Creating a baguette for the esteemed award means that it
will be judged by a formidable panel that consists of professional bakers, journalists, union representatives from various boulangeries, and prize-winning apprentices and previous winners. Winners even then supply their supreme baguettes for the following year to the Élysée Palace, the home of the French president. When President Sarkozy was in power, there was much speculation that Carla Bruni would most certainly not have succumbed to one of the most heavenly delights on earth.
Pascal Barillon has been awarded best Parisian baguette several times. This has ensured his boulangerie in Montmartre is one of the most popular in Paris. It comes as no surprise to learn that he produces a staggering 1500 a day. It is no wonder that bakers are awake long before the sun, to ensure their dough rises in time for petit déjeuner customers. Their ambition is to ensure that an artisan baguette has an uneven colour on the crunchy crust, and that inside the air holes are irregular.

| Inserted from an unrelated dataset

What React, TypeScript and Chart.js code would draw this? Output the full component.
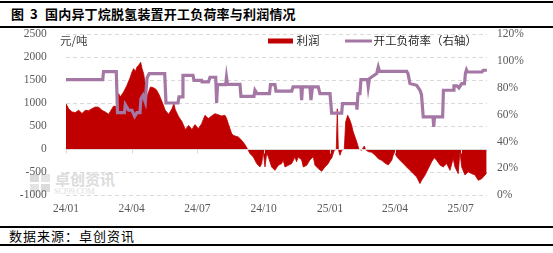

For the first time in six years, the winner is not in Montmartre. Ridha Khadler, originally from Tunisia, has taken the award to the 14th arrondissement, Montparnasse. It is truly well-deserved, for he has been producing baguettes since 1976 and working from 3am until 9pm each day. The baguette is as symbolic of France as a French man’s béret. Dedication, devotion and craftsmanship are kneaded into every baguette by every artisan baker in France.
What are the other icons that are conjured up when your thoughts turn to France? Bérets, of course, and the Eiffel Tower. The Eiffel Tower, on the Champ de Mars, was named after the engineer, Gustave Eiffel. His company designed and built the tower in 1889 to commemorate the one hundredth anniversary of the French Revolution. It was the entrance arch to the 1889 World’s Fair. The original idea was for the tower to be dismantled after a twenty-year period. However, it was so well-engineered that it was decided it would be left in place.